Task description: Leave out the pictures and copy each record below exactly.

Data provided:

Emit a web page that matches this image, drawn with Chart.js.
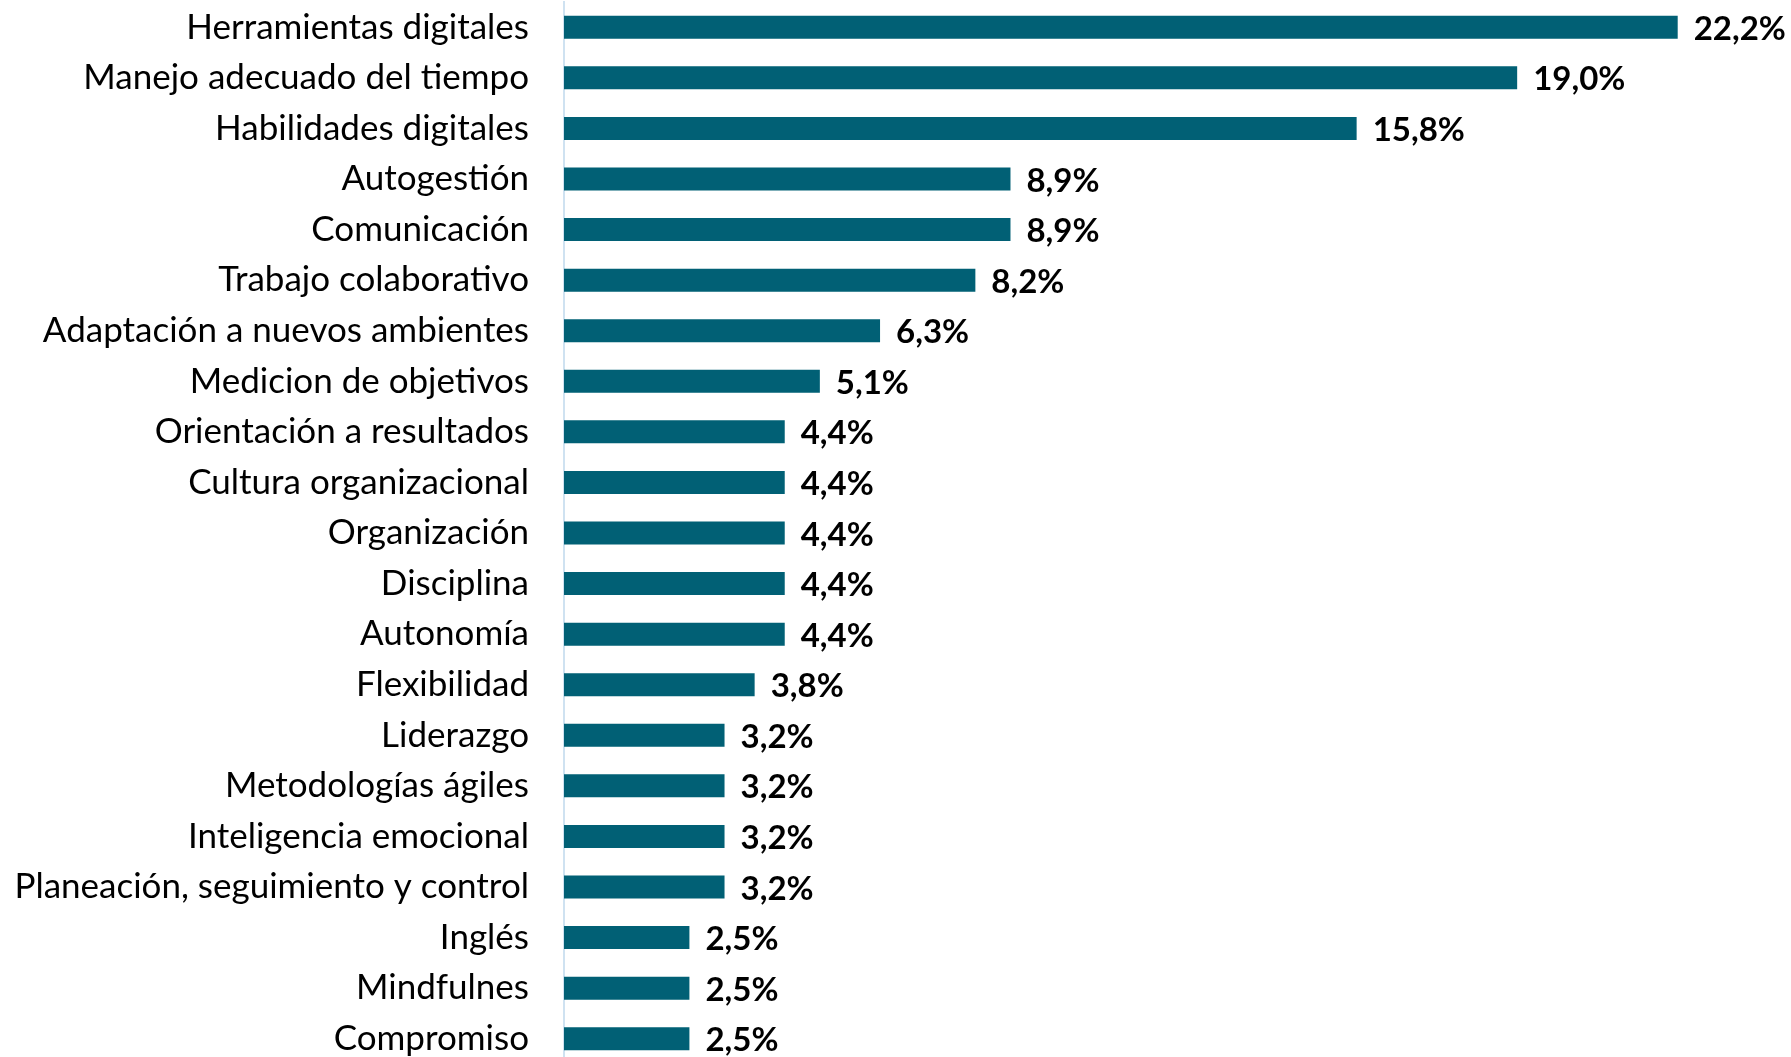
<!DOCTYPE html>
<html lang="es">
<head>
<meta charset="utf-8">
<title>Competencias</title>
<script src="https://cdn.jsdelivr.net/npm/chart.js@4"></script>
<style>
  html, body { margin: 0; padding: 0; background: #fff; overflow: hidden; }
  #wrap { width: 1791px; height: 1057px; overflow: hidden; }
</style>
</head>
<body>
<div id="wrap"><canvas id="chart" width="1791" height="1064"></canvas></div>
<script>
const labels = [
  "Herramientas digitales", "Manejo adecuado del tiempo", "Habilidades digitales",
  "Autogestión", "Comunicación", "Trabajo colaborativo", "Adaptación a nuevos ambientes",
  "Medicion de objetivos", "Orientación a resultados", "Cultura organizacional",
  "Organización", "Disciplina", "Autonomía", "Flexibilidad", "Liderazgo",
  "Metodologías ágiles", "Inteligencia emocional", "Planeación, seguimiento y control",
  "Inglés", "Mindfulnes", "Compromiso"
];
const values = [22.2, 19.0, 15.8, 8.9, 8.9, 8.2, 6.3, 5.1, 4.4, 4.4, 4.4, 4.4, 4.4, 3.8, 3.2, 3.2, 3.2, 3.2, 2.5, 2.5, 2.5];

const FONT = "Lato, 'Open Sans', sans-serif";

// etiquetas de valor a la derecha de cada barra
const valueLabels = {
  id: "valueLabels",
  afterDatasetsDraw(chart) {
    const ctx = chart.ctx;
    const meta = chart.getDatasetMeta(0);
    ctx.save();
    ctx.font = "bold 33px " + FONT;
    ctx.fillStyle = "#000";
    ctx.textAlign = "left";
    ctx.textBaseline = "middle";
    meta.data.forEach((bar, i) => {
      const txt = values[i].toFixed(1).replace(".", ",") + "%";
      ctx.fillText(txt, bar.x + 16, bar.y + 2);
    });
    ctx.restore();
  },
};

new Chart(document.getElementById("chart"), {
  type: "bar",
  data: {
    labels: labels,
    datasets: [{
      data: values,
      backgroundColor: "#016075",
      barPercentage: 0.455,
      categoryPercentage: 1,
    }],
  },
  options: {
    indexAxis: "y",
    responsive: false,
    animation: false,
    layout: { padding: { top: 2, right: 23, bottom: 0, left: 0 } },
    plugins: { legend: { display: false }, tooltip: { enabled: false } },
    scales: {
      x: {
        min: 0,
        max: 24,
        display: false,
      },
      y: {
        afterFit: (scale) => {
          scale.width = 564;
          scale.paddingTop = 0;
          scale.paddingBottom = 0;
        },
        grid: { display: false, drawTicks: false },
        border: { display: true, color: "#cfe2f1", width: 2 },
        ticks: {
          color: "#000",
          padding: 35,
          font: { family: FONT, size: 35 },
        },
      },
    },
  },
  plugins: [valueLabels],
});
</script>
</body>
</html>
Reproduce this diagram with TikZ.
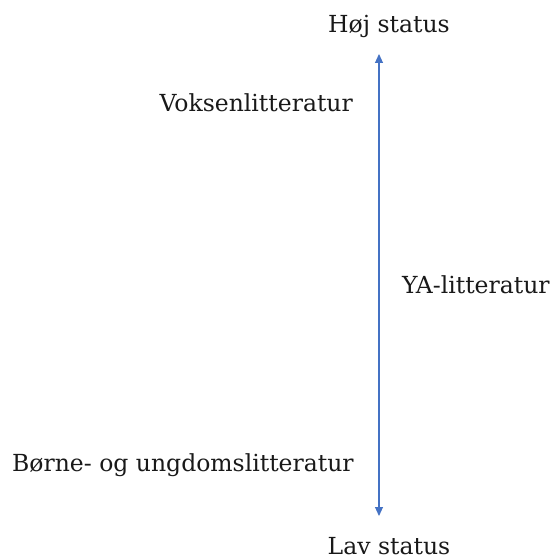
\documentclass[tikz,border=0pt]{standalone}
\usepackage{fontspec}
\setmainfont{DejaVu Serif}
\usetikzlibrary{arrows.meta}
\definecolor{arrowblue}{HTML}{4472C4}
\begin{document}
\begin{tikzpicture}[x=1pt,y=-1pt,
  lbl/.style={font=\fontsize{23.5}{27}\selectfont, inner sep=0pt, text=black!90},
  axis/.style={arrowblue, line width=1.1pt, {Triangle[length=9pt,width=8pt]}-{Triangle[length=9pt,width=8pt]}}]
\useasboundingbox (0,0) rectangle (560,556);
\node[lbl] (hoj) at (389,26) {Høj status};
\node[lbl] (lav) at (389,546) {Lav status};
\coordinate (top) at (379,54);
\coordinate (bot) at (379,516);
\draw[axis] (bot) -- (top);
\node[lbl, anchor=east] (voksen) at (353,103) {Voksenlitteratur};
\node[lbl, anchor=west] (ya) at (402,285) {YA-litteratur};
\node[lbl, anchor=west] (borne) at (12,465) {Børne- og ungdomslitteratur};
\end{tikzpicture}
\end{document}
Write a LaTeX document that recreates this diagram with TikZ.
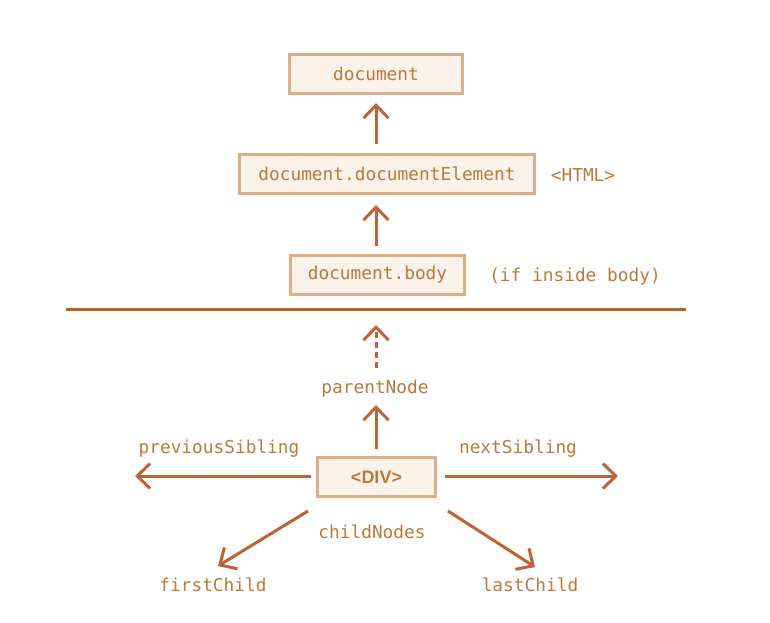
\documentclass[tikz,border=0pt]{standalone}
\usepackage{fontspec}
\setmonofont{DejaVu Sans Mono}
\newfontfamily\divfont{Liberation Sans}
\usetikzlibrary{arrows.meta}
\definecolor{txtc}{RGB}{185,122,60}
\definecolor{arrc}{RGB}{192,98,56}
\definecolor{linec}{RGB}{180,100,30}
\definecolor{boxfill}{RGB}{251,242,234}
\definecolor{boxdraw}{RGB}{222,174,136}
\tikzset{
  box/.style={draw=boxdraw, fill=boxfill, line width=3pt, minimum height=39pt, inner sep=0pt, text=txtc, font=\ttfamily\fontsize{17.8}{20}\selectfont},
  lbl/.style={inner sep=0pt, text=txtc, font=\ttfamily\fontsize{17.8}{20}\selectfont},
  arr/.style={draw=arrc, line width=3pt, -{Straight Barb[length=13pt,width=25pt,line width=3pt]}},
}
\begin{document}
\begin{tikzpicture}[x=1pt,y=-1pt]
\useasboundingbox (0,0) rectangle (770,622);
\node[box, minimum width=173pt] (doc) at (376,74) {document};
\node[box, minimum width=295pt] (docel) at (387,174) {document.documentElement};
\node[box, minimum width=174pt] (body) at (377.5,275) {document.body};
\node[lbl] (html) at (583,175) {<HTML>};
\node[lbl] (inside) at (575,277) {(if inside body)};
\coordinate (hl) at (66,309);
\coordinate (hr) at (686,309);
\draw[draw=linec, line width=3pt] (hl) -- (hr);
\node[box, minimum width=118pt, font=\divfont\bfseries\fontsize{18}{20}\selectfont] (div) at (376.5,477) {<DIV>};
\node[lbl] (parent) at (375,389) {parentNode};
\node[lbl] (prev) at (219,449) {previousSibling};
\node[lbl] (next) at (518,449) {nextSibling};
\node[lbl] (child) at (372,532) {childNodes};
\node[lbl] (first) at (213,585) {firstChild};
\node[lbl] (last) at (530,585) {lastChild};
\coordinate (pl) at (135,476);
\coordinate (pr) at (618,476);
\coordinate (fl) at (218,566);
\coordinate (lr) at (535,567);
\draw[arr] (376,144) -- (376,103);
\draw[arr] (376,246) -- (376,205);
\draw[arr] (376,449) -- (376,405);
\draw[arr, dash pattern=on 6pt off 4pt] (376,368) -- (376,325);
\draw[arr] (311,476) -- (pl);
\draw[arr] (445,476) -- (pr);
\draw[arr] (308,511) -- (fl);
\draw[arr] (448,511) -- (lr);
\end{tikzpicture}
\end{document}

Response to this task:
Emit a web page that matches this image, drawn with Chart.js.
<!DOCTYPE html>
<html lang="es">
<head>
<meta charset="utf-8">
<title>Competencias</title>
<script src="https://cdn.jsdelivr.net/npm/chart.js@4"></script>
<style>
  html, body { margin: 0; padding: 0; background: #fff; overflow: hidden; }
  #wrap { width: 1791px; height: 1057px; overflow: hidden; }
</style>
</head>
<body>
<div id="wrap"><canvas id="chart" width="1791" height="1064"></canvas></div>
<script>
const labels = [
  "Herramientas digitales", "Manejo adecuado del tiempo", "Habilidades digitales",
  "Autogestión", "Comunicación", "Trabajo colaborativo", "Adaptación a nuevos ambientes",
  "Medicion de objetivos", "Orientación a resultados", "Cultura organizacional",
  "Organización", "Disciplina", "Autonomía", "Flexibilidad", "Liderazgo",
  "Metodologías ágiles", "Inteligencia emocional", "Planeación, seguimiento y control",
  "Inglés", "Mindfulnes", "Compromiso"
];
const values = [22.2, 19.0, 15.8, 8.9, 8.9, 8.2, 6.3, 5.1, 4.4, 4.4, 4.4, 4.4, 4.4, 3.8, 3.2, 3.2, 3.2, 3.2, 2.5, 2.5, 2.5];

const FONT = "Lato, 'Open Sans', sans-serif";

// etiquetas de valor a la derecha de cada barra
const valueLabels = {
  id: "valueLabels",
  afterDatasetsDraw(chart) {
    const ctx = chart.ctx;
    const meta = chart.getDatasetMeta(0);
    ctx.save();
    ctx.font = "bold 33px " + FONT;
    ctx.fillStyle = "#000";
    ctx.textAlign = "left";
    ctx.textBaseline = "middle";
    meta.data.forEach((bar, i) => {
      const txt = values[i].toFixed(1).replace(".", ",") + "%";
      ctx.fillText(txt, bar.x + 16, bar.y + 2);
    });
    ctx.restore();
  },
};

new Chart(document.getElementById("chart"), {
  type: "bar",
  data: {
    labels: labels,
    datasets: [{
      data: values,
      backgroundColor: "#016075",
      barPercentage: 0.455,
      categoryPercentage: 1,
    }],
  },
  options: {
    indexAxis: "y",
    responsive: false,
    animation: false,
    layout: { padding: { top: 2, right: 23, bottom: 0, left: 0 } },
    plugins: { legend: { display: false }, tooltip: { enabled: false } },
    scales: {
      x: {
        min: 0,
        max: 24,
        display: false,
      },
      y: {
        afterFit: (scale) => {
          scale.width = 564;
          scale.paddingTop = 0;
          scale.paddingBottom = 0;
        },
        grid: { display: false, drawTicks: false },
        border: { display: true, color: "#cfe2f1", width: 2 },
        ticks: {
          color: "#000",
          padding: 35,
          font: { family: FONT, size: 35 },
        },
      },
    },
  },
  plugins: [valueLabels],
});
</script>
</body>
</html>
Reproduce this diagram with TikZ.
\documentclass[tikz,border=0pt]{standalone}
\usepackage{fontspec}
\setmainfont{DejaVu Serif}
\usetikzlibrary{arrows.meta}
\definecolor{arrowblue}{HTML}{4472C4}
\begin{document}
\begin{tikzpicture}[x=1pt,y=-1pt,
  lbl/.style={font=\fontsize{23.5}{27}\selectfont, inner sep=0pt, text=black!90},
  axis/.style={arrowblue, line width=1.1pt, {Triangle[length=9pt,width=8pt]}-{Triangle[length=9pt,width=8pt]}}]
\useasboundingbox (0,0) rectangle (560,556);
\node[lbl] (hoj) at (389,26) {Høj status};
\node[lbl] (lav) at (389,546) {Lav status};
\coordinate (top) at (379,54);
\coordinate (bot) at (379,516);
\draw[axis] (bot) -- (top);
\node[lbl, anchor=east] (voksen) at (353,103) {Voksenlitteratur};
\node[lbl, anchor=west] (ya) at (402,285) {YA-litteratur};
\node[lbl, anchor=west] (borne) at (12,465) {Børne- og ungdomslitteratur};
\end{tikzpicture}
\end{document}
Write a LaTeX document that recreates this diagram with TikZ.
\documentclass[tikz,border=0pt]{standalone}
\usepackage{fontspec}
\setmonofont{DejaVu Sans Mono}
\newfontfamily\divfont{Liberation Sans}
\usetikzlibrary{arrows.meta}
\definecolor{txtc}{RGB}{185,122,60}
\definecolor{arrc}{RGB}{192,98,56}
\definecolor{linec}{RGB}{180,100,30}
\definecolor{boxfill}{RGB}{251,242,234}
\definecolor{boxdraw}{RGB}{222,174,136}
\tikzset{
  box/.style={draw=boxdraw, fill=boxfill, line width=3pt, minimum height=39pt, inner sep=0pt, text=txtc, font=\ttfamily\fontsize{17.8}{20}\selectfont},
  lbl/.style={inner sep=0pt, text=txtc, font=\ttfamily\fontsize{17.8}{20}\selectfont},
  arr/.style={draw=arrc, line width=3pt, -{Straight Barb[length=13pt,width=25pt,line width=3pt]}},
}
\begin{document}
\begin{tikzpicture}[x=1pt,y=-1pt]
\useasboundingbox (0,0) rectangle (770,622);
\node[box, minimum width=173pt] (doc) at (376,74) {document};
\node[box, minimum width=295pt] (docel) at (387,174) {document.documentElement};
\node[box, minimum width=174pt] (body) at (377.5,275) {document.body};
\node[lbl] (html) at (583,175) {<HTML>};
\node[lbl] (inside) at (575,277) {(if inside body)};
\coordinate (hl) at (66,309);
\coordinate (hr) at (686,309);
\draw[draw=linec, line width=3pt] (hl) -- (hr);
\node[box, minimum width=118pt, font=\divfont\bfseries\fontsize{18}{20}\selectfont] (div) at (376.5,477) {<DIV>};
\node[lbl] (parent) at (375,389) {parentNode};
\node[lbl] (prev) at (219,449) {previousSibling};
\node[lbl] (next) at (518,449) {nextSibling};
\node[lbl] (child) at (372,532) {childNodes};
\node[lbl] (first) at (213,585) {firstChild};
\node[lbl] (last) at (530,585) {lastChild};
\coordinate (pl) at (135,476);
\coordinate (pr) at (618,476);
\coordinate (fl) at (218,566);
\coordinate (lr) at (535,567);
\draw[arr] (376,144) -- (376,103);
\draw[arr] (376,246) -- (376,205);
\draw[arr] (376,449) -- (376,405);
\draw[arr, dash pattern=on 6pt off 4pt] (376,368) -- (376,325);
\draw[arr] (311,476) -- (pl);
\draw[arr] (445,476) -- (pr);
\draw[arr] (308,511) -- (fl);
\draw[arr] (448,511) -- (lr);
\end{tikzpicture}
\end{document}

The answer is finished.